By Brittany Hanson/Garden Grove Journal
The football field is lit, parents, students, younger siblings and staff file into the stadium all bundled up against the creeping cold mist in the evening.
In the background, percussion begins to rumble to life. Trumpets, clarinets, horns and other instruments soon follow.
Excited children run under the bleachers of Bolsa Grande High School. The murmur of fans rustles louder and louder until it reaches a cacophony, and then the players take the field.
The high school band showcase has begun.
Bolsa Grande, at 9401 Westminster Ave. was the host on Monday to the annual Garden Grove United School District’s High School Marching Band Showcase, a night of pageantry and music.
This is an opportunity for bands to strut their stuff and show what they’ve been working on. They are the center of attention.
Punctuated by the sound of a whistle, the brightly uniformed bands organize and move forward.

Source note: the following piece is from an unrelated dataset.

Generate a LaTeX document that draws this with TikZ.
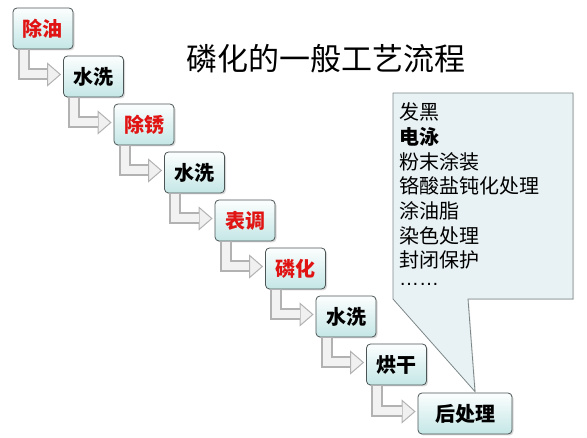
\documentclass[tikz,border=0pt]{standalone}
\usepackage{fontspec}
\setmainfont{Noto Sans CJK SC}
\newfontfamily\dotsfont{Liberation Sans}
\usetikzlibrary{shadows,arrows.meta}

\definecolor{boxtop}{RGB}{252,254,254}
\definecolor{boxbottom}{RGB}{196,230,230}
\definecolor{boxedge}{RGB}{75,85,85}
\definecolor{stepred}{RGB}{225,20,20}
\definecolor{noteback}{RGB}{232,241,244}
\definecolor{noteedge}{RGB}{125,135,135}

\tikzset{
  stepbox/.style={draw=boxedge, line width=0.8pt, rounded corners=4pt,
    top color=boxtop, bottom color=boxbottom, minimum width=60pt, minimum height=41pt,
    inner sep=2pt, font=\bfseries\fontsize{20}{24}\selectfont,
    drop shadow={shadow xshift=1.5pt, shadow yshift=-1.5pt, opacity=0.3}},
  redstep/.style={stepbox, text=stepred},
  flowout/.style={line width=12pt, draw=gray!60, line join=miter, shorten >=2pt,
    -{Triangle[length=14pt,width=24pt,fill=gray!12,line width=1pt]}},
  flowin/.style={line width=8pt, draw=gray!10},
  notebox/.style={draw=noteedge, line width=0.8pt, fill=noteback,
    drop shadow={shadow xshift=1pt, shadow yshift=-1pt, opacity=0.2}},
  listtext/.style={anchor=west, inner sep=0pt, font=\fontsize{20}{24}\selectfont}
}

\begin{document}
\begin{tikzpicture}[x=1pt,y=-1pt]
  \useasboundingbox (0,0) rectangle (587,438);

  % title
  \node[font=\fontsize{31}{36}\selectfont] (title) at (326,59) {磷化的一般工艺流程};

  % process steps
  \node[redstep] (oil) at (43,28.5) {除油};
  \node[stepbox] (wash1) at (93.5,76.5) {水洗};
  \node[redstep] (rust) at (144,124.5) {除锈};
  \node[stepbox] (wash2) at (194.5,172.5) {水洗};
  \node[redstep] (adjust) at (245,220.5) {表调};
  \node[redstep] (phos) at (295.5,268.5) {磷化};
  \node[stepbox] (wash3) at (346,316.5) {水洗};
  \node[stepbox] (dry) at (396.5,364.5) {烘干};
  \node[stepbox, minimum width=94pt] (post) at (465,413.5) {后处理};

  % L-shaped arrows
  \foreach \a/\b in {oil/wash1, wash1/rust, rust/wash2, wash2/adjust,
                     adjust/phos, phos/wash3, wash3/dry, dry/post} {
    \draw[flowout] ([xshift=11pt]\a.south west) |- ([yshift=2pt]\b.west);
    \draw[flowin] ([xshift=11pt,yshift=-0.5pt]\a.south west) |- ([xshift=-16pt,yshift=2pt]\b.west);
  }

  % callout with the after-treatments
  \draw[notebox] (393,93) -- (573,93) -- (573,299) -- (468,299)
    -- ([xshift=10pt,yshift=1pt]post.north) -- (393,299) -- cycle;
  \foreach \t [count=\i] in {发黑, {\bfseries 电泳}, 粉末涂装, 铬酸盐钝化处理,
                             涂油脂, 染色处理, 封闭保护, {\dotsfont ……}}
    \node[listtext] (item\i) at (399,{112+24.7*(\i-1)}) {\t};
\end{tikzpicture}
\end{document}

For the next two hours, the chilly stadium is filled with bright sounds of brass, the trills of winds, the tats of percussion, twinkles of chimes and the whooshes of colored flags from seven teams.
Those teams brought the music of James Bond, “The Pink Panther, “Alice in Wonderland, Motown, “Star Trek,” The Beatles, “Wicked” and a Vortex of Sound to the playing field.
What is it to be in a band?
Organization, dedication and self-control said Bolsa Grande’s band coach Joe Miller.
“They [band members] learn discipline from being in the band,” said Miller, “ It’s a lot of practice hours and a lot of work designing the show each year.”
Beyond those basics that can come as a part of being in band, being in a school band is creating music and visual entertainment.
Keeping stride, pitch, rhythm and key while running backwards and sideways goes far beyond rubbing your belly and patting your head at the same time.
The high school marching band and flag team programs in Garden Grove have a total of 425 participants. The individual schools average over 50 participants, with a total of seven teams; Santiago, La Quinta, Bolsa Grande, Rancho Alamtios, Los Amigos, Garden Grove and Pacifica High Schools.
Miller said that one of the greatest factors in keeping the marching band programs alive were the programs that begin in elementary and middle school.
“Those programs are the ones that feed into high school programs,” said Miller.
Pacifica mom Sandra Chadwell sat in the bleachers with her husband , watching for their daughter, who plays the drums. Both Mr. and Mrs. Chadwell are former marching band members.
“This bringing back memories for me, but then there is all the excitement of watching the kids,” said Sandra. She also commented that the Garden Grove Unified School District was doing a very good job of keeping the music programs alive.
At the end of night, with a chilly mist rising on the field, all the band members march onto the field for one last piece, “America the Beautiful.”
“It’s all about those Ah-ha moments, the one where things really come together,” said Miller, about what it means to teach band, “It doesn’t matter how well your team did overall, it’s when you see a student just get it and begin to understand.”